#### Problem to work on:
Quote exactly, and only, the lines from the one with "Give me the" down to the one with "0.69,0.92,0.96,0.86,0.83,0.41,0.97,0.83,0.98,0.67];", both included.
━━━
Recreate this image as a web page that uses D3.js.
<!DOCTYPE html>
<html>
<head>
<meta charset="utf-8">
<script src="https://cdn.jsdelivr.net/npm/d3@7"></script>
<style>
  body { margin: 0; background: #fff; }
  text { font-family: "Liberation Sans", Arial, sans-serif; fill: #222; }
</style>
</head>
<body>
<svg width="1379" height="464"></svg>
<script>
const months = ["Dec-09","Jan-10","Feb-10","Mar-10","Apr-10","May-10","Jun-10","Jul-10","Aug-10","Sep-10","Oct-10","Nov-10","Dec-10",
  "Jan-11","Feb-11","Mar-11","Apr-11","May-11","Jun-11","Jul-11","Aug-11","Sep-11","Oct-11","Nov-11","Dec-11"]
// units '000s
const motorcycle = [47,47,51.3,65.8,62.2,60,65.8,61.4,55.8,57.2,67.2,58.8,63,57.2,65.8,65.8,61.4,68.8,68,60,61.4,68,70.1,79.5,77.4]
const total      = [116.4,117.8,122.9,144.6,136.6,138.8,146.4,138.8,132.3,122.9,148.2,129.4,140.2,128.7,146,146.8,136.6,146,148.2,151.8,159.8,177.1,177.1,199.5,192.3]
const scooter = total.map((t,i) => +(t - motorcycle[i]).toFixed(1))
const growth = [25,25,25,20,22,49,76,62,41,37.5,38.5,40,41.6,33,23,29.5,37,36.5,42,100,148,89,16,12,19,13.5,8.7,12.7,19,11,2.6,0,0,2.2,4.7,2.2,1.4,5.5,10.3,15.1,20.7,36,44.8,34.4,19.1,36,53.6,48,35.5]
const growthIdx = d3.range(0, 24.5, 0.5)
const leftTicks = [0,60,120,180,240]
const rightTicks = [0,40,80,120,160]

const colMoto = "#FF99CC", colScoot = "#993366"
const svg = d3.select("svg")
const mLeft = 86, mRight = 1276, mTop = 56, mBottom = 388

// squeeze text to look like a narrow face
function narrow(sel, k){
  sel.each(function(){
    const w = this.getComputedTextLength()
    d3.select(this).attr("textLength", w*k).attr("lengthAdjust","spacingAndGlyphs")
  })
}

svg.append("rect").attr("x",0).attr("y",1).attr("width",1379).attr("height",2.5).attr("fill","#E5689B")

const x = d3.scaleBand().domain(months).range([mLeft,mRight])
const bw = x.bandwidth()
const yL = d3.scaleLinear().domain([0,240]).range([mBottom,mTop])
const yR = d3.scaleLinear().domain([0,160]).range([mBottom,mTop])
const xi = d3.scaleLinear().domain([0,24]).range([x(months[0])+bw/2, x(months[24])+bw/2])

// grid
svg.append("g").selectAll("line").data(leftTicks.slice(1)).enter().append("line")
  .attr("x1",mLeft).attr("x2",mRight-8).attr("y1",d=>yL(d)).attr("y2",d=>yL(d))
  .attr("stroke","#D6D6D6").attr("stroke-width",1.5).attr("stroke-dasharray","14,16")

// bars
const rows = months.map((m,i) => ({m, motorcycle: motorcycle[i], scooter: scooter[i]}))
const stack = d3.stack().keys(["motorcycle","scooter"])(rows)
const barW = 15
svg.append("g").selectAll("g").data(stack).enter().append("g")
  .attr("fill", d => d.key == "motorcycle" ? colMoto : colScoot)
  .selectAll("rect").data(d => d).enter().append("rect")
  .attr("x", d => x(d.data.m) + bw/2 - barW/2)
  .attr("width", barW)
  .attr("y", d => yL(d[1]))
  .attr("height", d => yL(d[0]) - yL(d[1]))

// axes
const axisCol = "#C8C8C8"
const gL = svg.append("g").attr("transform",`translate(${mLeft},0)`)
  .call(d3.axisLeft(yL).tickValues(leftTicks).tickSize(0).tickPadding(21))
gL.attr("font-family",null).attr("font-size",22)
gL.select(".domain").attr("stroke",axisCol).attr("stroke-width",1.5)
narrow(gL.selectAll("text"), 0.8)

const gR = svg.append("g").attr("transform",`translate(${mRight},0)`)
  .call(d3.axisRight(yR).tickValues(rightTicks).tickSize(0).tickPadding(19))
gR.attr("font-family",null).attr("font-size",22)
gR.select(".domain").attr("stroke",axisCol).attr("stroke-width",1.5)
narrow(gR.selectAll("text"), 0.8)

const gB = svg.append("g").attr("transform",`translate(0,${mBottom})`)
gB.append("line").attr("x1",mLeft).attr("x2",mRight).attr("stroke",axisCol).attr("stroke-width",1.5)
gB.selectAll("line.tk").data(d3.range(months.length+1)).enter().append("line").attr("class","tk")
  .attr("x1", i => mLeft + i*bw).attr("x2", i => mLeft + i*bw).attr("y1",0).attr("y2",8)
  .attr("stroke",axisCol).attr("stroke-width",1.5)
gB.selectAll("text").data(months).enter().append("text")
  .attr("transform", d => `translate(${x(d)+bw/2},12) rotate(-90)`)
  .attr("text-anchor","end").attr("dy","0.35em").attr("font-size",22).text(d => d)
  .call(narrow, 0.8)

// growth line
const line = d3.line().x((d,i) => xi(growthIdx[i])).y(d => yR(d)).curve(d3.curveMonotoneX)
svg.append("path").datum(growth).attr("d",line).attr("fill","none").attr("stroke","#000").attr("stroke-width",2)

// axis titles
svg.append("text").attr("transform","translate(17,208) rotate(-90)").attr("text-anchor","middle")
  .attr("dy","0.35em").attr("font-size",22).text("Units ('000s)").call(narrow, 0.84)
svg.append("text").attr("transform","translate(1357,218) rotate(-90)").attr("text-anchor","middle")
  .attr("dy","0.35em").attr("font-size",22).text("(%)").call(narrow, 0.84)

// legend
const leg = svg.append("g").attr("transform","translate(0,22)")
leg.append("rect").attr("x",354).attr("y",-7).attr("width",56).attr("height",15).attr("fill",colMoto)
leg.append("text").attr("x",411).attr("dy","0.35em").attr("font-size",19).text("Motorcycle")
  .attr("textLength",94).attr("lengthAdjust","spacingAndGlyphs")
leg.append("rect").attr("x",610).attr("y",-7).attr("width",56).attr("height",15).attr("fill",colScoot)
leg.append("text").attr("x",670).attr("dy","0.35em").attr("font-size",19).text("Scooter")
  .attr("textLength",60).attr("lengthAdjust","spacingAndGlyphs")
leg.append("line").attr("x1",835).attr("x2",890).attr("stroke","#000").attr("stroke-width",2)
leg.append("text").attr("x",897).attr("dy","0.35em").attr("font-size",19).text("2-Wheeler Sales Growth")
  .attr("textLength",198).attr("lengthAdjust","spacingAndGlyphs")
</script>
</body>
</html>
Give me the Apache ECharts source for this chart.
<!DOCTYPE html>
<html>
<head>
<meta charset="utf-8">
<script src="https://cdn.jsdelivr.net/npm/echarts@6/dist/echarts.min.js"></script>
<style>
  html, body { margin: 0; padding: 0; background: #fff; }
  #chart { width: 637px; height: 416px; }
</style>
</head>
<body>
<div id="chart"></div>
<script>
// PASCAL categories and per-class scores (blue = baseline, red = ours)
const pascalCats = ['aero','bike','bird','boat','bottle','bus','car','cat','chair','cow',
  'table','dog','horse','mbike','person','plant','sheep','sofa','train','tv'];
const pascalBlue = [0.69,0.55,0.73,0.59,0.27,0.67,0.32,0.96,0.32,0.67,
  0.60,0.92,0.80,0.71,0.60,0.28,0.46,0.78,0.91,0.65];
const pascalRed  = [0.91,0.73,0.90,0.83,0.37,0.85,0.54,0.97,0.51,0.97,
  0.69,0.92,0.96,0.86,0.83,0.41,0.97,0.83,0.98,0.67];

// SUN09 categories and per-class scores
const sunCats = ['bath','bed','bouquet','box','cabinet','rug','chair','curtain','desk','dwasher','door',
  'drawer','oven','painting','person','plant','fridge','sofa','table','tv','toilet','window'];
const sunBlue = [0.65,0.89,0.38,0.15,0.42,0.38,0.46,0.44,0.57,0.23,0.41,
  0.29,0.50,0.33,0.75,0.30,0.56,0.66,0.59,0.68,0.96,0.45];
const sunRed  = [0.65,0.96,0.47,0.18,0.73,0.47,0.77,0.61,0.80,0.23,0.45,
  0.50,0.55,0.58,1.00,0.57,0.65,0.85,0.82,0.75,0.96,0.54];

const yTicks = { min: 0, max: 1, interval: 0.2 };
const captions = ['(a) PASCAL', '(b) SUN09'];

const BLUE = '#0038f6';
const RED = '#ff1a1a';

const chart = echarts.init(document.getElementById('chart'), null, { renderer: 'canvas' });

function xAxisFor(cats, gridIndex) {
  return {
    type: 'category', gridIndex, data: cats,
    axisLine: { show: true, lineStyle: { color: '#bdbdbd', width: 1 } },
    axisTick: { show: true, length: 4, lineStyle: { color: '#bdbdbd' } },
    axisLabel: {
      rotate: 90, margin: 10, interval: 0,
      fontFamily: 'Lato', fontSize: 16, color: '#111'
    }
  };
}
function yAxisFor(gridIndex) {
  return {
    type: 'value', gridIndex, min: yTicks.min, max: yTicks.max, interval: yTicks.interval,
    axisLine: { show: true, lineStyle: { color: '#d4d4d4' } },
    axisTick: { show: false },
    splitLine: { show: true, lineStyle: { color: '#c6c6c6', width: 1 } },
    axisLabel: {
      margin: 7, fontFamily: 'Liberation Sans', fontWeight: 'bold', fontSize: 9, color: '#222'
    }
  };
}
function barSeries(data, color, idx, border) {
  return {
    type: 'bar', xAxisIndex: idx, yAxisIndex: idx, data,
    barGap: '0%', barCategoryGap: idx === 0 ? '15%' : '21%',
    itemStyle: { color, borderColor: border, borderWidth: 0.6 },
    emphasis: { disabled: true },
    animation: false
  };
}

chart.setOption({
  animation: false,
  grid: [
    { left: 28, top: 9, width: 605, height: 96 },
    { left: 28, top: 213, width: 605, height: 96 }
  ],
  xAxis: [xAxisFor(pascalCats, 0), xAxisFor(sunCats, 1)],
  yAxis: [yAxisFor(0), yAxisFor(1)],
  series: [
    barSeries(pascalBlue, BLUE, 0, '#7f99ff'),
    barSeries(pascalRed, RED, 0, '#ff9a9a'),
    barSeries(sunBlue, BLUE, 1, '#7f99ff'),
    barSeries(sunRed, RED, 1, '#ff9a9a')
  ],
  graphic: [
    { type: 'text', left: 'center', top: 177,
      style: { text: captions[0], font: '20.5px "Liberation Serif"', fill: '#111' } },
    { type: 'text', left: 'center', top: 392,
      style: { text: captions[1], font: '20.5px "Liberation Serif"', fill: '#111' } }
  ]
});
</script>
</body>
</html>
━━━
#### The output:
Give me the Apache ECharts source for this chart.
<!DOCTYPE html>
<html>
<head>
<meta charset="utf-8">
<script src="https://cdn.jsdelivr.net/npm/echarts@6/dist/echarts.min.js"></script>
<style>
  html, body { margin: 0; padding: 0; background: #fff; }
  #chart { width: 637px; height: 416px; }
</style>
</head>
<body>
<div id="chart"></div>
<script>
// PASCAL categories and per-class scores (blue = baseline, red = ours)
const pascalCats = ['aero','bike','bird','boat','bottle','bus','car','cat','chair','cow',
  'table','dog','horse','mbike','person','plant','sheep','sofa','train','tv'];
const pascalBlue = [0.69,0.55,0.73,0.59,0.27,0.67,0.32,0.96,0.32,0.67,
  0.60,0.92,0.80,0.71,0.60,0.28,0.46,0.78,0.91,0.65];
const pascalRed  = [0.91,0.73,0.90,0.83,0.37,0.85,0.54,0.97,0.51,0.97,
  0.69,0.92,0.96,0.86,0.83,0.41,0.97,0.83,0.98,0.67];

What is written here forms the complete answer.